SPAN Logo
 

KASAMA Vol. 25 No. 2 / April-May-June 2011 / Solidarity Philippines Australia Network
 

First Asia–Pacific Meeting of Prostitution Survivors!
 

Statement of Asia–Pacific Meeting of Sex Trafficking and Prostitution Survivors by Coalition Against Trafficking In Women – Asia Pacific (CATW–AP)
 

CATW-AP Logo

In this meeting, we have shared stories of resistance, survival, healing, recovery, accessing education, self–organizing and mobilization.

Collectively, we agree to reject the legalization of the prostitution industry which serves as the demand side to sex trafficking, and to punish the buyers and the business, instead of the women. As Fatima, one of our leaders said, “As long as there are buyers, we will not end sex trafficking.”

Laws in the region have long been criminalizing and stigmatizing those exploited in prostitution, when they are the ones whom society and government should protect.

Prostitution thrives because of the false ideas that women are inferior, sexual objects and commodities while men are superior, the sole decision–makers and owners of properties. Many of us have been victimized in child marriage, incestuous rape, different forms of child abuse, and domestic violence before we were victimized in prostitution. The system thrives because economic disparity widens between the rich and the poor. Because state policies continue to compromise our countries to sex tourists, foreign and local military, and big business, at the expense of our women’s livelihoods and bodily integrity. These are the workings of patriarchal, militarist and neo–liberal economic policies.

We unite with our sisters in the feminist movement and the labor movement who call for real jobs, not prostitution; for economic programs that create local, sustainable employment, and not push women out of the country; for the socialization of the care economy while recognizing that domestic work is work; for greater budget for women and away from military expenditures.

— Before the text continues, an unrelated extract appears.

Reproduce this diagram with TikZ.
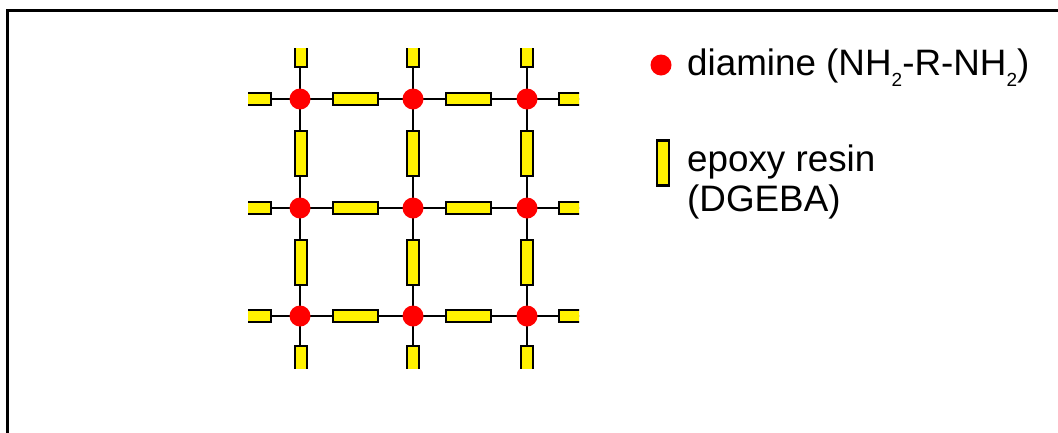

We unite with the Dalits, aborigines and indigenous peoples’ movements in the region who decry the targeting of our communities for sex trafficking and prostitution. We have young people, including men, and grassroots women with us, who continue to challenge not only economic and political systems but also ideologies of masculinity that continue to subordinate women.

We also call for comprehensive health services for us as women and our children, as our health needs are manifold. We call on HIV–AIDS advocates to reject the legalization of the sex industry, not to resign to calling prostitution as “sex work”, but to bring back the advocacy to women’s reproductive rights and sexual rights, which is about women’s control over our own bodies, not exploitation by buyers and the industry.

Feminist healing shall recognize the continuum of violence, promote alternative families (instead of pushing them back to areas of origin where they may be revictimized), foster community support, and bring out women’s creativity. All services should include their children.

We call for income–generating projects that are gender–sensitive (non–traditional work) and uphold the principles of cooperativism, sustainability, shared profits and fair trade.

Governments should provide housing as many women and children in prostitution cannot be returned to communities where relatives are their perpetrators. We call for free legal aid for victims and witness protection. We call on local and national governments to involve the women survivors in policy–making, and to revoke licenses of prostitution establishments.

We and the youth among us call for the gender–sensitization of and greater access to higher education.

Social movements have to carry out prevention and public information campaigns alongside us, and help in shifting the stigma away from the victims and onto the perpetrators – the buyers and the business.

We call on the application of citizenship rights to all, especially the women in prostitution, as a fundamental human right. Victims of cross–border trafficking should not be forcibly removed from a country of destination but be accorded services consistent with the Palermo Protocol principles.

We will strengthen our self–help groups, and our networks among youths, survivors and social movements. We will primarily call for the removal of provisions in laws that criminalize women in prostitution, and put provisions that will criminalize the buyers and the business. These laws shall include extradition of traffickers and buyers to ensure their prosecution.

“Nobody is our owner”, as one of our leaders, Fatima, stated. Not the husband, not the father, not the pimp, not the buyer, not the sex industry. We reiterate that we stand for our bodily integrity and autonomy.

Finally, we collectively pledge to continue our journey to healing, recovery, empowerment and activism, as we educate, organize and mobilize ourselves to change society and uproot patriarchy, racism, casteism, militarism and capitalism which generated and sustain prostitution and sex trafficking.